Democratization of Finance


Historically, access to financial markets, investments, and wealth-building tools has been limited to a privileged few, leaving many individuals marginalized from the benefits of economic growth. However, recent decades have witnessed a transformative wave in the financial sector, characterized by the opening up of once-exclusive realms to the masses. With the advent of the Internet and the proliferation of fintech innovations, democratization has gained momentum, eroding barriers and providing individuals from diverse backgrounds with the means to participate in the global financial system. In other words, democratization in the financial industry entails the promise of increasing financial inclusivity, possibly leading to reducing wealth disparities, and empowering individuals and businesses to participate more actively in global markets.

In this article, we will delve into the multifaceted journey of democratization, exploring its key drivers, current trends, and the profound implications it holds for the future of finance and economic equality.

Historical developments

The democratization of finance did not emerge overnight; it is the result of a confluence of factors that have reshaped the financial landscape over the past few decades. One of the primary catalysts for change has been the internet. The digital age has facilitated unprecedented access to information, enabling individuals to educate themselves about financial markets, investment strategies, and personal finance management. Online brokerage platforms have democratized stock trading, allowing anyone with an internet connection to buy and sell securities, breaking free from the once-dominant grip of traditional brokerage firms.In parallel, the rise of fintech, short for financial technology, has ushered in a wave of innovative financial services. Peer-to-peer lending platforms connect borrowers and lenders directly, circumventing traditional banks. Robo-advisors use algorithms to provide low-cost portfolio management, making investing accessible to those with modest means. Crowdfunding platforms have redefined fundraising, enabling entrepreneurs and startups to tap into the collective resources of the crowd.

If you are curious about the specific role of any of these concepts, you can refer to our previous insights about fintech innovations. 

Broadly speaking, fintech startups have increasingly revolutionized the approach to investing and financing businesses and corporations.  By sparkling competition and offering a cost efficient alternative to traditional financial intermediaries and brokerage firms, they have contributed to making investments more accessible and to reducing investments and management fees. 

Moreover, the increased global interconnection has made it easier for small businesses to have their project financed and has created an ecosystem in which capital can be moved more efficiently and more inclusively.

Global Financial Inclusion Index

How can we assess whether financial services are actually becoming more accessible? In other words, how inclusive is finance? 

The answer to these questions can be found analyzing the Global Financial Inclusion Index Report, which quantifies the changes in financial inclusion across the 42 markets.

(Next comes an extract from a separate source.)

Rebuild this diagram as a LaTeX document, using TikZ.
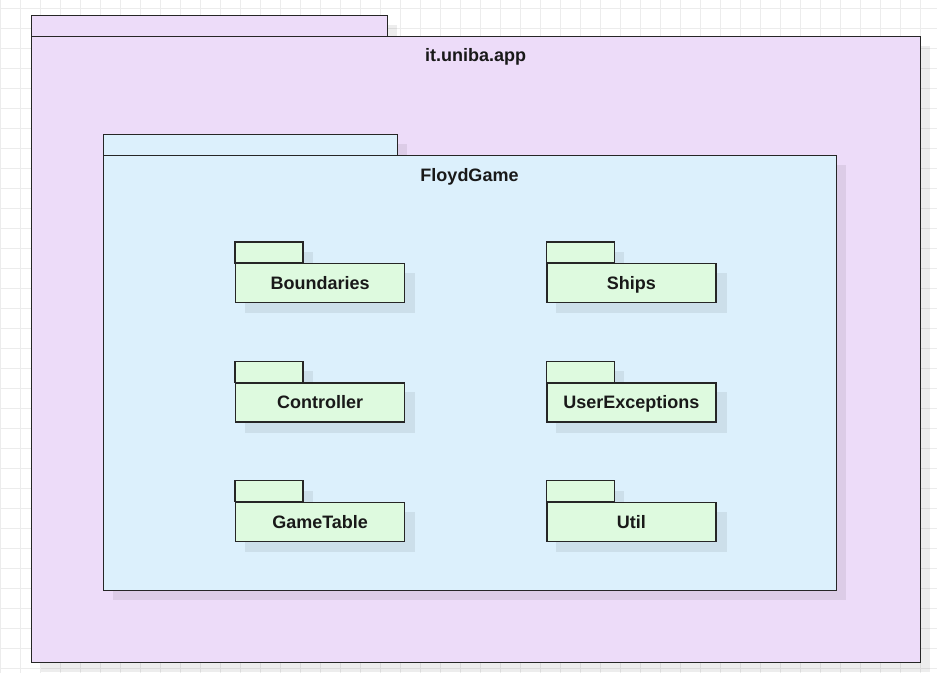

This report allows historical comparability of data and facilitates the forecast of future trends.

Indeed, according to the World Bank, financial inclusion is defined as “individuals and businesses having access to useful and affordable financial products and services that meet their needs—transactions, payments, savings, credit, and insurance—delivered in a responsible and sustainable way”.  

In a nutshell, the 2023 report still underlines a strong disparity between financial inclusion in emerging countries and developed ones, with the only exception of Italy that ranks amongst the last countries with a score of 32.9 out of 100. 

Still, the growth in emerging countries is much stronger than it is in more inclusive, developed countries, meaning that financial inclusion disparity is projected to decrease over time: “In last year’s report, we identified a number of categories into which the 42 markets analyzed can be divided. These categorizations provide an indication of some of the short-, medium-, and long-term risks to which economies are exposed. Broadly speaking, Europe’s largest, oldest economies fell into the category of mature, backward-looking economies, and Southeast Asian economies, by contrast, fell into the category of young, forward-looking economies. In this year’s data, we see a widening gulf between the two, with levels of financial inclusion in large developed markets stagnating or even deteriorating. Those that have built their financial systems from the ground up – with technology at their foundation – are now making leaps forward.”

Year-over-year change in scores and ranking by market across 2023 and 2022 iterations of the Global Financial Inclusion Index

Source: Global Financial Inclusion Index 2023


In conclusion, the democratization of finance, driven by technological innovation and the proliferation of fintech solutions, represents a transformative force that is reshaping the financial landscape. It is breaking down the traditional barriers that have long excluded many individuals and businesses from the benefits of global financial markets. The Global Financial Inclusion Index Report serves as a critical tool for assessing the progress of financial inclusion, highlighting the persistence of disparities between emerging and developed economies and showcasing the role of technology in bridging this divide. The rise of digital financial services, peer-to-peer lending, robo-advisors, and crowdfunding has made investing and access to capital more accessible and cost-effective than ever before. This financial democratization offers the promise of greater inclusivity and reduced wealth inequalities, hopefully prefiguring a more equitable and interconnected financial future.